* _Task details_
Using the material below, repeat exactly the lines from the one with "Reproduce this chart with matplotlib." through the one with "plt.rcParams['font.family'] = ['Liberation", ends included, without any images.

* _Data extracted from a collection_
--- Begin ---

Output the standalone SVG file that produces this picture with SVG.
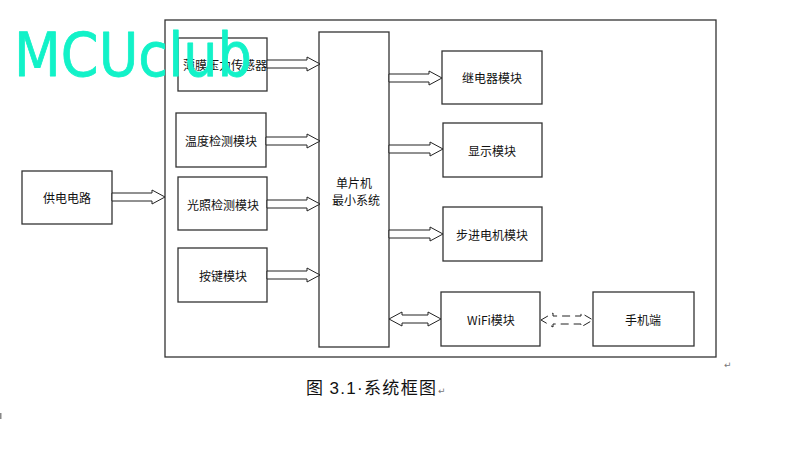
<svg xmlns="http://www.w3.org/2000/svg" width="812" height="453" viewBox="0 0 812 453">
<style>
.box{fill:#fff;stroke:#333;stroke-width:1.3}
.lbl{font-family:"Noto Sans CJK SC","Liberation Sans",sans-serif;font-size:12px;fill:#111;text-anchor:middle;dominant-baseline:central}
.arr{fill:#fff;stroke:#222;stroke-width:1}
.dash{fill:none;stroke:#222;stroke-width:1;stroke-dasharray:8,5}
.cap{font-family:"Noto Sans CJK SC","Liberation Sans",sans-serif;font-size:17px;fill:#111}
.lat{font-family:"Liberation Sans",sans-serif}
.ret{font-family:"DejaVu Sans",sans-serif;font-size:9px;fill:#777}
.wm{font-family:"Comic Sans MS","DejaVu Sans",sans-serif;font-size:60px;fill:#12F2C8;stroke:#12F2C8;stroke-width:0.8;stroke-linejoin:round}
</style>
<rect width="812" height="453" fill="#fff"/>
<g id="frame"><rect x="165" y="20" width="551" height="337" class="box"/></g>
<g id="power"><rect class="box" x="22" y="171" width="90" height="53"/><text class="lbl" x="67" y="197.5">供电电路</text></g>
<g id="pressure"><rect class="box" x="178" y="38" width="89" height="53"/><text class="lbl" x="225" y="64.5">薄膜压力传感器</text></g>
<g id="temp"><rect class="box" x="176" y="113" width="90" height="54"/><text class="lbl" x="221" y="140">温度检测模块</text></g>
<g id="light"><rect class="box" x="178" y="177" width="89" height="53"/><text class="lbl" x="223" y="204">光照检测模块</text></g>
<g id="key"><rect class="box" x="178" y="248" width="89" height="54"/><text class="lbl" x="223" y="275">按键模块</text></g>
<g id="mcu"><rect class="box" x="319" y="32" width="70" height="315"/><text class="lbl" x="354" y="182">单片机</text><text class="lbl" x="356" y="199">最小系统</text></g>
<g id="relay"><rect class="box" x="442" y="51" width="100" height="53"/><text class="lbl" x="492" y="77.5">继电器模块</text></g>
<g id="display"><rect class="box" x="443" y="123" width="99" height="54"/><text class="lbl" x="492" y="150">显示模块</text></g>
<g id="stepper"><rect class="box" x="443" y="207" width="99" height="54"/><text class="lbl" x="492" y="234">步进电机模块</text></g>
<g id="wifi"><rect class="box" x="441" y="292" width="99" height="54"/><text class="lbl" x="491" y="319">WiFi模块</text></g>
<g id="phone"><rect class="box" x="593" y="292" width="101" height="54"/><text class="lbl" x="643" y="319">手机端</text></g>
<g id="connectors">
<polygon class="arr" points="112,193 152,193 152,190 165,197 152,204 152,201 112,201"/>
<polygon class="arr" points="267,60 307,60 307,57 320,64 307,71 307,68 267,68"/>
<polygon class="arr" points="266,137 307,137 307,134 320,141 307,148 307,145 266,145"/>
<polygon class="arr" points="267,200 307,200 307,197 320,204 307,211 307,208 267,208"/>
<polygon class="arr" points="267,271 307,271 307,268 320,275 307,282 307,279 267,279"/>
<polygon class="arr" points="389,74 429,74 429,71 442,78 429,85 429,82 389,82"/>
<polygon class="arr" points="389,145 430,145 430,142 443,149 430,156 430,153 389,153"/>
<polygon class="arr" points="389,230 430,230 430,227 443,234 430,241 430,238 389,238"/>
<polygon class="arr" points="389,319 402,312 402,315 428,315 428,312 441,319 428,326 428,323 402,323 402,326"/>
<polygon class="dash" points="541,320 553,313 553,316 581,316 581,313 593,320 581,327 581,324 553,324 553,327"/>
</g>
<text class="cap" x="306" y="394" textLength="130" lengthAdjust="spacing">图 <tspan class="lat">3.1·</tspan>系统框图</text>
<text class="ret" x="438" y="394">↵</text>
<text class="ret" x="724" y="368">↵</text>
<rect x="0" y="413" width="1.5" height="6" fill="#888"/>
<text class="wm" x="14" y="76" textLength="238" lengthAdjust="spacingAndGlyphs">MCUclub</text>
</svg>
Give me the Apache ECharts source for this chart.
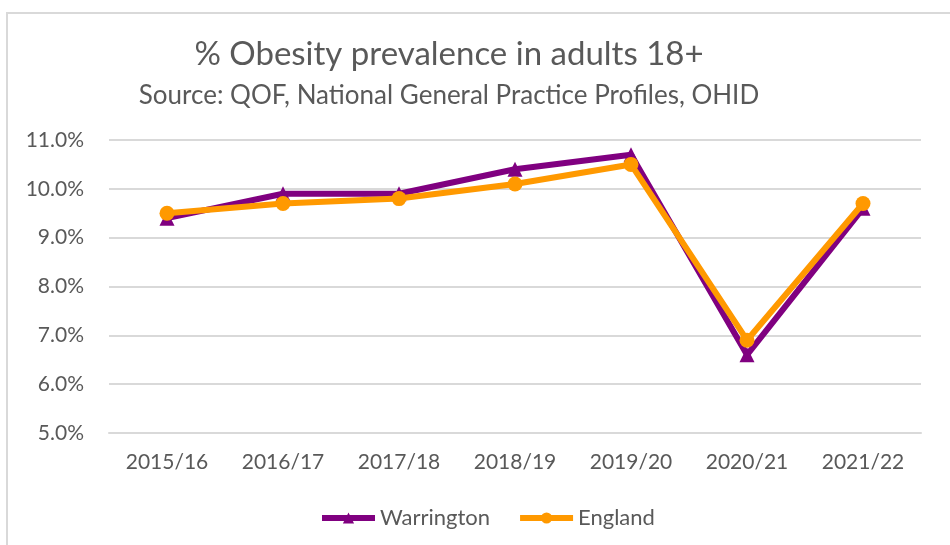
<!DOCTYPE html>
<html>
<head>
<meta charset="utf-8">
<script src="https://cdn.jsdelivr.net/npm/echarts@6/dist/echarts.min.js"></script>
<style>
  html, body { margin: 0; padding: 0; background: #fff; }
  #main { width: 950px; height: 545px; }
</style>
</head>
<body>
<div id="main"></div>
<script>
var years = ["2015/16", "2016/17", "2017/18", "2018/19", "2019/20", "2020/21", "2021/22"];
var warrington = [9.4, 9.9, 9.9, 10.4, 10.7, 6.6, 9.6];
var england = [9.5, 9.7, 9.8, 10.1, 10.5, 6.9, 9.7];

var textGrey = "#595959";
var font = "Lato";

var myChart = echarts.init(document.getElementById("main"));
var option = {
  backgroundColor: "#fff",
  textStyle: { fontFamily: font },
  graphic: [
    {
      type: "rect",
      shape: { x: 7, y: 13, width: 960, height: 560 },
      style: { fill: "none", stroke: "#d9d9d9", lineWidth: 2 },
      silent: true
    }
  ],
  title: [
    {
      text: "% Obesity prevalence in adults 18+",
      left: 444,
      top: 33,
      textAlign: "center",
      textStyle: { fontFamily: font, fontSize: 33, fontWeight: "normal", color: textGrey }
    },
    {
      text: "Source: QOF, National General Practice Profiles, OHID",
      left: 444,
      top: 78,
      textAlign: "center",
      textStyle: { fontFamily: font, fontSize: 26, fontWeight: "normal", color: textGrey }
    }
  ],
  legend: {
    left: 314,
    top: 502,
    itemWidth: 53,
    itemHeight: 14,
    itemGap: 27,
    lineStyle: { width: 6 },
    textStyle: { fontFamily: font, fontSize: 22, color: textGrey, padding: [0, 0, 0, 0] },
    data: ["Warrington", "England"]
  },
  grid: {
    left: 109,
    right: 29,
    top: 140,
    bottom: 112
  },
  xAxis: {
    type: "category",
    data: years,
    boundaryGap: true,
    axisLine: { lineStyle: { color: "#d9d9d9", width: 2 } },
    axisTick: { show: false },
    axisLabel: { fontFamily: font, fontSize: 21, color: textGrey, margin: 19 }
  },
  yAxis: {
    type: "value",
    min: 5,
    max: 11,
    interval: 1,
    axisLine: { show: false },
    axisTick: { show: false },
    splitLine: { lineStyle: { color: "#d9d9d9", width: 2 } },
    axisLabel: {
      fontFamily: font,
      fontSize: 21,
      color: textGrey,
      margin: 25,
      formatter: function (v) { return v.toFixed(1) + "%"; }
    }
  },
  series: [
    {
      name: "Warrington",
      type: "line",
      data: warrington,
      symbol: "triangle",
      symbolSize: 15,
      showAllSymbol: true,
      lineStyle: { color: "#800080", width: 6 },
      itemStyle: { color: "#800080" },
      z: 2
    },
    {
      name: "England",
      type: "line",
      data: england,
      symbol: "circle",
      symbolSize: 15,
      lineStyle: { color: "#ff9900", width: 6 },
      itemStyle: { color: "#ff9900" },
      z: 3
    }
  ]
};
myChart.setOption(option);
</script>
</body>
</html>
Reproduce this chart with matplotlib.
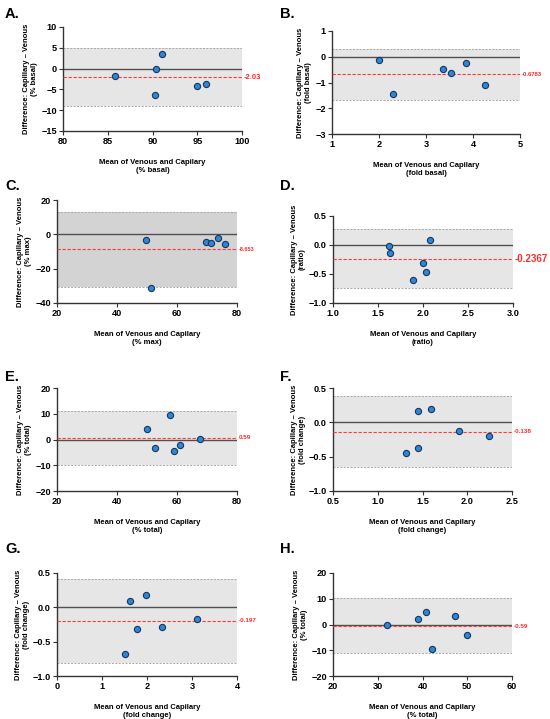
import matplotlib
matplotlib.use("Agg")
import matplotlib.pyplot as plt

plt.rcParams['font.family'] = ['Liberation Sans', 'DejaVu Sans']

# Bland-Altman data (mean, difference)
a_mean = [85.8, 90.4, 91.1, 90.3, 95.0, 96.0]
a_diff = [-1.7, -0.1, 3.6, -6.4, -4.3, -3.7]
b_mean = [1.99, 2.29, 3.36, 3.54, 3.85, 4.26]
b_diff = [-0.14, -1.46, -0.48, -0.63, -0.26, -1.08]
c_mean = [49.7, 51.2, 69.6, 71.4, 73.7, 76.0]
c_diff = [-3.2, -31.2, -4.5, -4.9, -2.2, -5.9]
d_mean = [1.62, 1.63, 2.08, 2.00, 2.03, 1.89]
d_diff = [-0.01, -0.13, 0.08, -0.31, -0.46, -0.60]
e_mean = [49.9, 57.7, 52.6, 59.0, 61.0, 67.8]
e_diff = [4.1, 9.7, -3.2, -4.6, -2.3, 0.3]
f_mean = [1.45, 1.59, 1.32, 1.45, 1.91, 2.24]
f_diff = [0.16, 0.19, -0.45, -0.37, -0.13, -0.20]
g_mean = [1.62, 1.97, 1.78, 2.33, 1.51, 3.12]
g_diff = [0.09, 0.18, -0.31, -0.29, -0.68, -0.17]
h_mean = [32.0, 38.9, 40.7, 47.3, 42.2, 49.9]
h_diff = [-0.3, 2.3, 4.8, 3.4, -9.4, -3.9]

# bias and limits of agreement
biases = [-2.03, -0.6783, -8.653, -0.2367, 0.59, -0.138, -0.197, -0.59]
bias_labels = ["-2.03", "-0.6783", "-8.653", "-0.2367", "0.59", "-0.138", "-0.197", "-0.59"]
upper_loa = [4.85, 0.32, 13.2, 0.28, 11.1, 0.38, 0.41, 10.1]
lower_loa = [-8.93, -1.68, -30.6, -0.75, -9.8, -0.65, -0.81, -11.1]

units = ["% basal", "fold basal", "% max", "ratio", "% total", "fold change", "fold change", "% total"]
letters = ["A.", "B.", "C.", "D.", "E.", "F.", "G.", "H."]
xticks_all = [[80, 85, 90, 95, 100], [1, 2, 3, 4, 5], [20, 40, 60, 80], [1.0, 1.5, 2.0, 2.5, 3.0],
              [20, 40, 60, 80], [0.5, 1.0, 1.5, 2.0, 2.5], [0, 1, 2, 3, 4], [20, 30, 40, 50, 60]]
yticks_all = [[-15, -10, -5, 0, 5, 10], [-3, -2, -1, 0, 1], [-40, -20, 0, 20], [-1.0, -0.5, 0.0, 0.5],
              [-20, -10, 0, 10, 20], [-1.0, -0.5, 0.0, 0.5], [-1.0, -0.5, 0.0, 0.5], [-20, -10, 0, 10, 20]]
one_decimal = [False, False, False, True, False, True, True, False]

means = [a_mean, b_mean, c_mean, d_mean, e_mean, f_mean, g_mean, h_mean]
diffs = [a_diff, b_diff, c_diff, d_diff, e_diff, f_diff, g_diff, h_diff]

# axes boxes in pixels: left, right, top, bottom
boxes = [(63, 242, 27, 131), (332, 520, 31, 134), (57, 237, 200, 303), (333, 513, 216, 303),
         (57, 237, 388, 491), (333, 512, 388, 491), (57, 237, 573, 676), (333, 512, 573, 676)]
letter_pos = [(5, 14), (280, 14), (5, 186), (280, 186), (5, 377), (280, 377), (5, 549), (280, 549)]
label_sizes = [5.5, 4.2, 4.0, 7.0, 4.5, 4.5, 4.5, 4.5]

W, H = 550, 719
fig = plt.figure(figsize=(W / 100, H / 100), dpi=100)

for i in range(8):
    l, r, t, b = boxes[i]
    ax = fig.add_axes([l / W, 1 - b / H, (r - l) / W, (b - t) / H])
    xt, yt = xticks_all[i], yticks_all[i]
    ax.set_xlim(xt[0], xt[-1])
    ax.set_ylim(yt[0], yt[-1])
    shade = "#d3d3d3" if i == 2 else "#e6e6e6"
    ax.axhspan(lower_loa[i], upper_loa[i], color=shade, lw=0, zorder=0)
    ax.axhline(upper_loa[i], color="#a8a8a8", ls=(0, (2, 1.5)), lw=0.7, zorder=1)
    ax.axhline(lower_loa[i], color="#a8a8a8", ls=(0, (2, 1.5)), lw=0.7, zorder=1)
    ax.axhline(0, color="#505050", lw=1.0, zorder=2)
    ax.axhline(biases[i], color="#ff3b3b", ls=(0, (3, 1.5)), lw=0.8, zorder=3)
    ax.scatter(means[i], diffs[i], s=20, facecolor="#2f86d6", edgecolor="#15365f", lw=0.8, zorder=4)
    ax.text(1.01, biases[i], bias_labels[i], color="#ff2a2a", fontsize=label_sizes[i],
            fontweight="bold", va="center", ha="left", transform=ax.get_yaxis_transform())

    ax.set_xticks(xt)
    ax.set_yticks(yt)
    if one_decimal[i]:
        ax.set_yticklabels([f"{v:.1f}".replace("-", "\u2212") for v in yt])
        if i == 3 or i == 5:
            ax.set_xticklabels([f"{v:.1f}" for v in xt])
    for s in ["top", "right"]:
        ax.spines[s].set_visible(False)
    for s in ["left", "bottom"]:
        ax.spines[s].set_color("#333333")
        ax.spines[s].set_linewidth(1.0)
    ax.tick_params(direction="out", length=3, width=0.8, color="#333333", labelsize=6.6, pad=1.5)
    for lab in ax.get_xticklabels() + ax.get_yticklabels():
        lab.set_fontweight("bold")

    ax.set_xlabel(f"Mean of Venous and Capilary\n({units[i]})", fontsize=5.5,
                  fontweight="bold", labelpad=9, linespacing=1.2)
    ax.set_ylabel(f"Difference: Capillary \u2013 Venous\n({units[i]})", fontsize=5.5,
                  fontweight="bold", labelpad=2, linespacing=1.2)

    lx, ly = letter_pos[i]
    fig.text(lx / W, 1 - ly / H, letters[i], fontsize=10.5, fontweight="bold", va="center", ha="left")

fig.savefig("out.png", dpi=100, facecolor="white")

--- End ---

* _The response_
Reproduce this chart with matplotlib.
import matplotlib
matplotlib.use("Agg")
import matplotlib.pyplot as plt

plt.rcParams['font.family'] = ['Liberation Sans', 'DejaVu Sans']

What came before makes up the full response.